Robert Deen (MA, Information and Communication Studies, ’81) is a former US Marine officer, parachutist, and scuba diver, and a distinguished honor graduate of the Department of Defense Information School. After completing his bachelor’s from Oregon State University and a master’s at Chico State, he founded what became California’s largest independently owned public relations agency.

Now living the retired life in the Pacific Northwest, Deen still pines for the boiled peanuts of his southern youth. A quest for the savory snack spurred him to write The Boiled Peanut Book, released this summer. It includes a brief history, cooking tips, and recipes such as Hawaiian style, beer-boiled, garlic, jalapeño, garam masala, and Vietnamese, along with ideas for using the boiled legume as an ingredient in soup, cookies, and ice cream.

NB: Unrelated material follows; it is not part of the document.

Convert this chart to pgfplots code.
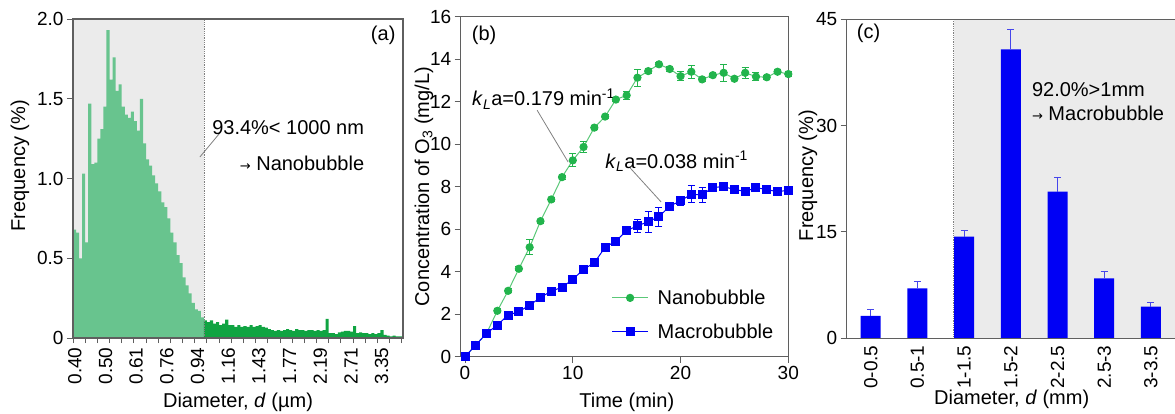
\documentclass[border=0pt]{standalone}
\usepackage{pgfplots}
\pgfplotsset{compat=1.18}
\usepackage{fontspec}
\setmainfont{Liberation Sans}
\newfontfamily\symfont{DejaVu Sans}
\definecolor{bggray}{RGB}{235,235,235}
\definecolor{nanofill}{RGB}{104,196,142}
\definecolor{macrofill}{RGB}{16,164,66}
\definecolor{gline}{RGB}{90,200,120}
\definecolor{gmark}{RGB}{34,180,76}
\definecolor{bblue}{RGB}{0,0,245}
\definecolor{ebblue}{RGB}{70,70,235}
\definecolor{spine}{RGB}{95,95,95}
\newcommand{\ticksize}{\fontsize{19}{19}\selectfont}
\newcommand{\labsize}{\fontsize{20}{20}\selectfont}
\pgfplotsset{
  myaxis/.style={
    scale only axis,
    anchor=south west,
    axis on top,
    axis line style={spine, line width=1.1pt},
    tick align=outside,
    xtick pos=left, ytick pos=left,
    major tick length=6pt,
    minor tick length=5pt,
    tick style={spine, line width=1pt},
    ticklabel style={font=\ticksize},
    label style={font=\labsize},
    /pgf/number format/assume math mode=true,
  },
}
\pgfplotstableread{
x y
0 0.68
0.25 0.66
0.5 0.50
0.75 1.03
1.0 0.60
1.25 1.47
1.5 1.09
1.75 1.10
2.0 1.25
2.25 1.31
2.5 1.45
2.75 1.93
3.0 1.62
3.25 1.76
3.5 1.55
3.75 1.59
4.0 1.45
4.25 1.40
4.5 1.38
4.75 1.42
5.0 1.36
5.25 1.30
5.5 1.50
5.75 1.22
6.0 1.12
6.25 1.08
6.5 1.02
6.75 0.97
7.0 0.92
7.25 0.85
7.5 0.82
7.75 0.75
8.0 0.66
8.25 0.60
8.5 0.52
8.75 0.47
9.0 0.38
9.25 0.33
9.5 0.28
9.75 0.22
10.0 0.18
10.25 0.17
10.5 0.13
10.75 0.13
}\nanodata
\pgfplotstableread{
x y
10.75 0.11
11.0 0.10
11.25 0.11
11.5 0.09
11.75 0.10
12.0 0.08
12.25 0.09
12.5 0.115
12.75 0.08
13.0 0.08
13.25 0.07
13.5 0.08
13.75 0.07
14.0 0.075
14.25 0.07
14.5 0.08
14.75 0.07
15.0 0.075
15.25 0.08
15.5 0.07
15.75 0.065
16.0 0.055
16.25 0.05
16.5 0.045
16.75 0.05
17.0 0.045
17.25 0.05
17.5 0.055
17.75 0.05
18.0 0.045
18.25 0.055
18.5 0.05
18.75 0.05
19.0 0.045
19.25 0.05
19.5 0.05
19.75 0.045
20.0 0.05
20.25 0.045
20.5 0.05
20.75 0.12
21.0 0.03
21.25 0.03
21.5 0.025
21.75 0.035
22.0 0.04
22.25 0.045
22.5 0.045
22.75 0.04
23.0 0.075
23.25 0.03
23.5 0.035
23.75 0.03
24.0 0.03
24.25 0.025
24.5 0.03
24.75 0.025
25.0 0.03
25.25 0.05
25.5 0.02
25.75 0.015
26.0 0.01
26.25 0.015
26.5 0.01
26.75 0.01
27.1 0.01
}\macrodata
\pgfplotstableread{
t g ge b be
0 0 0 0 0
1 0.55 0 0.55 0
2 1.10 0 1.10 0
3 2.16 0.1 1.49 0.1
4 3.10 0.1 1.96 0.1
5 4.14 0.1 2.12 0.1
6 5.15 0.35 2.43 0.1
7 6.38 0.1 2.78 0.1
8 7.40 0.1 3.09 0.1
9 8.45 0.1 3.26 0.1
10 9.24 0.3 3.64 0.1
11 9.87 0.25 4.11 0.1
12 10.78 0.1 4.42 0.1
13 11.30 0.1 5.15 0.1
14 12.10 0.1 5.44 0.1
15 12.30 0.2 5.93 0.1
16 13.13 0.4 6.16 0.3
17 13.44 0.1 6.35 0.5
18 13.76 0.1 6.59 0.45
19 13.54 0.1 7.09 0.1
20 13.20 0.2 7.33 0.2
21 13.41 0.3 7.65 0.4
22 13.05 0.1 7.61 0.35
23 13.25 0.1 7.97 0.1
24 13.36 0.4 8.00 0.1
25 13.08 0.1 7.87 0.1
26 13.36 0.25 7.78 0.1
27 13.18 0.2 7.95 0.1
28 13.15 0.1 7.87 0.1
29 13.41 0.1 7.76 0.1
30 13.30 0.1 7.84 0.1
}\datab
\pgfplotstableread{
x y e
0 3.15 0.94
1 7.05 0.95
2 14.34 0.85
3 40.76 2.82
4 20.69 1.97
5 8.46 0.94
6 4.47 0.61
}\datac
\begin{document}
\begin{tikzpicture}
\path[use as bounding box] (0pt,0pt) rectangle (1175pt,413pt);
% ---------------- (a)
\begin{axis}[myaxis,
  at={(73pt,75pt)}, width=330pt, height=319pt,
  xmin=0, xmax=27.1, ymin=0, ymax=2,
  ytick={0,0.5,1,1.5,2}, yticklabels={0,0.5,1.0,1.5,2.0},
  xtick={0.15,2.67,5.19,7.71,10.23,12.75,15.27,17.79,20.31,22.83,25.35},
  xticklabels={0.40,0.50,0.61,0.76,0.94,1.16,1.43,1.77,2.19,2.71,3.35},
  major x tick style={draw=none},
  minor xtick={0,1,...,27},
  xticklabel style={rotate=90, anchor=east},
  xlabel={Diameter, \textit{d} (µm)},
  ylabel={Frequency (\%)},
  xlabel style={at={(rel axis cs:0.5,-0.2006)}, anchor=center},
  ylabel style={at={(rel axis cs:-0.1606,0.54)}, anchor=center},
]
\fill[bggray] (axis cs:0,0) rectangle (axis cs:10.75,2);
\addplot[const plot mark left, fill=nanofill, draw=none] table[x=x,y=y] {\nanodata} \closedcycle;
\addplot[const plot mark left, fill=macrofill, draw=none] table[x=x,y=y] {\macrodata} \closedcycle;
\draw[densely dotted, gray, line width=0.8pt] (axis cs:10.75,0) -- (axis cs:10.75,2);
\draw[gray, line width=0.8pt] (axis cs:10.42,1.135) -- (axis cs:12.06,1.285);
\node[font=\labsize] at (rel axis cs:0.652,0.658) {93.4\%< 1000 nm};
\node[font=\labsize] at (rel axis cs:0.694,0.549) {{\symfont\fontsize{13}{13}\selectfont →} Nanobubble};
\node[font=\labsize] at (rel axis cs:0.94,0.95) {(a)};
\end{axis}
% ---------------- (b)
\begin{axis}[myaxis,
  at={(460.7pt,56.3pt)}, width=327.6pt, height=340pt,
  xmin=-0.4, xmax=30, ymin=0, ymax=16,
  xtick={0,10,20,30}, ytick={0,2,...,16},
  clip=false,
  xlabel={Time (min)},
  ylabel={Concentration of O\textsubscript{3} (mg/L)},
  xlabel style={at={(rel axis cs:0.507,-0.135)}, anchor=center},
  ylabel style={at={(rel axis cs:-0.112,0.5)}, anchor=center},
  legend style={at={(rel axis cs:0.46,0.123)}, anchor=west, draw=none, fill=none,
    font=\labsize, row sep=14pt, inner sep=0pt,
    /tikz/every odd column/.append style={column sep=7pt}},
  legend cell align=left,
  legend image code/.code={\draw[mark repeat=2,mark phase=2,#1] plot coordinates {(0pt,0pt) (18pt,0pt) (36pt,0pt)};},
]
\addplot[gline, line width=1pt, mark=*, mark size=3.6pt,
  mark options={draw=gmark, fill=gmark},
  error bars/.cd, y dir=both, y explicit,
  error bar style={gmark, line width=1pt},
  error mark options={rotate=90, mark size=3.5pt, gmark, line width=1pt}]
  table[x=t, y=g, y error=ge] {\datab};
\addlegendentry{Nanobubble}
\addplot[bblue, line width=1pt, mark=square*, mark size=4pt,
  mark options={draw=bblue, fill=bblue},
  error bars/.cd, y dir=both, y explicit,
  error bar style={bblue, line width=1pt},
  error mark options={rotate=90, mark size=3.5pt, bblue, line width=1pt}]
  table[x=t, y=b, y error=be] {\datab};
\addlegendentry{Macrobubble}
\draw[gray, line width=0.8pt] (axis cs:6.69,11.6) -- (axis cs:9.57,9.16);
\draw[gray, line width=0.8pt] (axis cs:15.33,8.88) -- (axis cs:18.2,7.28);
\node[font=\labsize, anchor=west, inner sep=0pt] at (axis cs:0.62,15.1) {(b)};
\node[font=\labsize, anchor=west, inner sep=0pt] at (axis cs:0.65,12.13) {\textit{k}\textsubscript{\textit{L}}a=0.179 min\textsuperscript{-1}};
\node[font=\labsize, anchor=west, inner sep=0pt] at (axis cs:13.0,9.21) {\textit{k}\textsubscript{\textit{L}}a=0.038 min\textsuperscript{-1}};
\end{axis}
% ---------------- (c)
\begin{axis}[myaxis,
  at={(846.7pt,74.7pt)}, width=329.3pt, height=319pt,
  xmin=-0.514, xmax=6.537, ymin=0, ymax=45,
  ytick={0,15,30,45},
  xtick={0,...,6}, xticklabels={0-0.5,0.5-1,1-1.5,1.5-2,2-2.5,2.5-3,3-3.5},
  major x tick style={draw=none},
  xticklabel style={rotate=90, anchor=east, inner sep=1pt},
  xlabel={Diameter, \textit{d} (mm)},
  ylabel={Frequency (\%)},
  xlabel style={at={(rel axis cs:0.501,-0.19)}, anchor=center},
  ylabel style={at={(rel axis cs:-0.1175,0.51)}, anchor=center},
]
\fill[bggray] (axis cs:1.78,0) rectangle (axis cs:6.537,45);
\draw[densely dotted, gray, line width=0.8pt] (axis cs:1.78,0) -- (axis cs:1.78,45);
\addplot[ybar, bar width=20pt, fill=bblue, draw=none,
  error bars/.cd, y dir=plus, y explicit,
  error bar style={ebblue, line width=1pt},
  error mark options={rotate=90, mark size=3.5pt, ebblue, line width=1pt}]
  table[x=x, y=y, y error=e] {\datac};
\node[font=\labsize, anchor=west, inner sep=0pt] at (axis cs:-0.30,43.0) {(c)};
\node[font=\labsize, anchor=west, inner sep=0pt] at (axis cs:3.45,35.1) {92.0\%>1mm};
\node[font=\labsize, anchor=west, inner sep=0pt] at (axis cs:3.45,31.7) {{\symfont\fontsize{13}{13}\selectfont →} Macrobubble};
\end{axis}
\end{tikzpicture}
\end{document}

Deen encourages his fellow Wildcats to buy some green peanuts online and enjoy one of the “greatest treats life offers.” His book is available on Amazon.

How did your degree from Chico State contribute to your career success?

The program gave me an exposure to statistics and public opinion polling, which came in very useful later in my [public relations] career. An advanced degree was also useful in establishing credibility with the senior and older executives that I often worked with as a young man. The connections with the professors in the communications department ultimately turned out to be perhaps the biggest contributor to my later success, particularly when it came to help with recruiting.

What did you enjoy about running a public relations agency and working in that field?

When you own and run a business, you can do things your way. Succeed or fail, it’s on you. I wanted to do things my way and was willing to accept the consequences, good or bad. As far as running a public relations agency, it really gave me the chance to be around great people and top talent. 

How is promoting boiled peanuts similar to your work in PR?

It’s only similar in that what I’ve been doing is the media relations work that I’m comfortable with and enjoy. But it’s become a social media world, and that’s not something I do much. If I was really going to be that aggressive about it, I’d do my thing but hire some young people to do the social media marketing they know so well.

What are the most challenging parts about being a boiled peanut fan and promoter?

That might be that almost nobody in the Western United States has ever heard of a boiled peanut, much less tried one. I guess it’s a positive that it’s a novelty, so that’s interesting. On the other hand, some people think you’re nuts (no pun intended). Oddly, the biggest obstacle is people’s reluctance to try something new. You wouldn’t think it would be that way because people talk a good game about being open-minded and willing to try something new. But you find that’s just talk, all foam and no beer.

What’s next for you?

That’s a good question. Opportunities just seem to appear. I think it’s more important to be ready to take advantage of them when they do happen rather than try to plan things too much.  I’ll probably go back to writing on outdoor subjects, since that combines two of my main interests in life. But you never know.

Cajun Boiled Peanuts



  • 1 cup Cajun seasoning
  • 4 pounds raw green peanuts
  • 1 cup salt
  • 10–14 tablespoons liquid Cajun crab boil


  • Combine seasoning, peanuts, and water in a large stockpot. Cover and soak for 8–24 hours. Drain and rinse.
  • Put peanuts, salt, and crab boil in a pot with 9 quarts of water and bring to boil.
  • Reduce to medium-low heat and cook until peanuts are tender, 6 hours or so, stirring occasionally. Add more water if needed to keep peanuts submerged.
  • Let stand one hour after removing from heat.
  • Serve immediately, or store for up to 1 week refrigerated in cooking liquid.